Frequently Asked Questions

How much can a scanned PDF be compressed?
Scanned PDFs typically achieve the highest compression ratios of any PDF type. At medium compression, a standard 300 DPI scanned document can be reduced by 60 to 80 percent. At high compression, reductions of 80 to 90 percent are common. A 100 MB scanned PDF often compresses to 10 to 20 MB at medium compression, making it a completely practical size for email and digital sharing.
Will text in a scanned PDF remain readable after compression?
Yes, for normal-sized text (10 points or larger). Medium compression downsamples images to 150 DPI, which is sufficient for reading standard document text on any screen. Small print (footnotes, fine print, disclaimer text under 8 points) may appear slightly softer after medium compression. If you have documents with very small print, use low compression to preserve fine text detail.
What is the difference between compressing a scanned PDF and an OCR PDF?

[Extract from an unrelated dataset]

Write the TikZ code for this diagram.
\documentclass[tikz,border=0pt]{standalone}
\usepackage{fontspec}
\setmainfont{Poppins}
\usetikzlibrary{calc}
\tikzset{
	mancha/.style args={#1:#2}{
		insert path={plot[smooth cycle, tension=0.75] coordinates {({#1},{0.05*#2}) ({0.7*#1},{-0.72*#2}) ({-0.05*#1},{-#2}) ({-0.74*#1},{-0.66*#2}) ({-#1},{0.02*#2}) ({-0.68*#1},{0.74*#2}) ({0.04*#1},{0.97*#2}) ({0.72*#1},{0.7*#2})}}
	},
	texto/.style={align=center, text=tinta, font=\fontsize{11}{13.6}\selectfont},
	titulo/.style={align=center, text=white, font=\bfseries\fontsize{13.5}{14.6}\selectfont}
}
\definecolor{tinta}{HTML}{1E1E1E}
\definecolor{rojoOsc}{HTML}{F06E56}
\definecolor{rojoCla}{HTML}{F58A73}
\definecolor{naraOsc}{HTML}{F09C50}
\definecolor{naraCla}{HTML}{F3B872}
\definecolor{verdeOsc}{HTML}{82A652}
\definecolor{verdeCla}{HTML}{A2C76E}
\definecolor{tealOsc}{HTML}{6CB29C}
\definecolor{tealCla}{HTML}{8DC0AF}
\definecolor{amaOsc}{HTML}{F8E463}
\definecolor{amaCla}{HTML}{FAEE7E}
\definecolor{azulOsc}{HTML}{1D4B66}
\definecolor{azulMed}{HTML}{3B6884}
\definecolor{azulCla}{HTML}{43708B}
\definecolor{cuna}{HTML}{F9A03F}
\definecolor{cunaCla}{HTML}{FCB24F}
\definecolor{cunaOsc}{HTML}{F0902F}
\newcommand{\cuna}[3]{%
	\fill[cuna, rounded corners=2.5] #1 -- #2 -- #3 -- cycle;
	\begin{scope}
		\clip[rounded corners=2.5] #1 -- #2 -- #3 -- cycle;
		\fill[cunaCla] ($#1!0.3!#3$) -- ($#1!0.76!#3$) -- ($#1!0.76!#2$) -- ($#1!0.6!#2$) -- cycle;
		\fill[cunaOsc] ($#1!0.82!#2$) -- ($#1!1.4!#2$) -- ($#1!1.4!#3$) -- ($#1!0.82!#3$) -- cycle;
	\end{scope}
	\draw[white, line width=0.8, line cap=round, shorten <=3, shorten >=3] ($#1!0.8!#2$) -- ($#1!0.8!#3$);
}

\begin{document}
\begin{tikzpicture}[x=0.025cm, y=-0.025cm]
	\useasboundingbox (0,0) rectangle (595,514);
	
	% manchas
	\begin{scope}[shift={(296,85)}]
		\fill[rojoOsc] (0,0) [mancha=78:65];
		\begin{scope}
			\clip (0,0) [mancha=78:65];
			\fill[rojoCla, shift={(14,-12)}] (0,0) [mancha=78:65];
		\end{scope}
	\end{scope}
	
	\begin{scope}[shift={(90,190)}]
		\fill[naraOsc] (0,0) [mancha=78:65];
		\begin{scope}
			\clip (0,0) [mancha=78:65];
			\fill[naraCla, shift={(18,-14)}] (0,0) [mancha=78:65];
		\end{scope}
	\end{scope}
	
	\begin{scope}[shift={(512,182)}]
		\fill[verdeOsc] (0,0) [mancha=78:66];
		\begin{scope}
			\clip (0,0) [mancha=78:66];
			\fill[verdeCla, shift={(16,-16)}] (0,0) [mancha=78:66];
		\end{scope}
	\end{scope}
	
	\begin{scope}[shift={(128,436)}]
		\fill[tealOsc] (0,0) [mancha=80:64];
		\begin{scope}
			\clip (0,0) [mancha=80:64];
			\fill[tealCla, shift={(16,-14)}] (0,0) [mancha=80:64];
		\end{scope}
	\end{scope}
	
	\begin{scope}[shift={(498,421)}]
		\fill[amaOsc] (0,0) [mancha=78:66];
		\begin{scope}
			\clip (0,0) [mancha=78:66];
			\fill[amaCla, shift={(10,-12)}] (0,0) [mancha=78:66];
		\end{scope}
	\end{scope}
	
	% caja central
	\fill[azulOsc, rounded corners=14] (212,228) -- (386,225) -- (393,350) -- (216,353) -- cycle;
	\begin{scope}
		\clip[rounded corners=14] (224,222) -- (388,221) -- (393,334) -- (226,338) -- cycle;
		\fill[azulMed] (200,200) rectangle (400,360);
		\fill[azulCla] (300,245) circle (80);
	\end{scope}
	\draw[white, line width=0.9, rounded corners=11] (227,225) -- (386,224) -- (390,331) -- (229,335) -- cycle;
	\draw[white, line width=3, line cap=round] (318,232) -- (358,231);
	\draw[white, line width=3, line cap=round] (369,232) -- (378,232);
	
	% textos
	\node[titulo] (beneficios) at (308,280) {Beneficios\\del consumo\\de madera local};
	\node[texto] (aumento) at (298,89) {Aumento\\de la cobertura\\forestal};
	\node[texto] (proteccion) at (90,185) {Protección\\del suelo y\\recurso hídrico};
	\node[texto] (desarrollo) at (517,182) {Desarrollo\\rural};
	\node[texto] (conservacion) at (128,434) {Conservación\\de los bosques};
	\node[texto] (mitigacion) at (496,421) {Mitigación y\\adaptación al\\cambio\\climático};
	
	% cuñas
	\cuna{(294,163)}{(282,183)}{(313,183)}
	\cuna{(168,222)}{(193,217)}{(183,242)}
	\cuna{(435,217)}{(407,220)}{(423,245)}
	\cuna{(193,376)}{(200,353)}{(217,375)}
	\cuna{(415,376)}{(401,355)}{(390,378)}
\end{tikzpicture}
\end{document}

A scanned PDF without OCR consists entirely of images — one raster image per page with no searchable text. An OCR PDF has had text recognition applied, adding a searchable text layer on top of the images. Both types can be compressed the same way. Compression affects the image layer, not the OCR text layer. After compression, the text remains searchable and the quality of the text recognition is unchanged.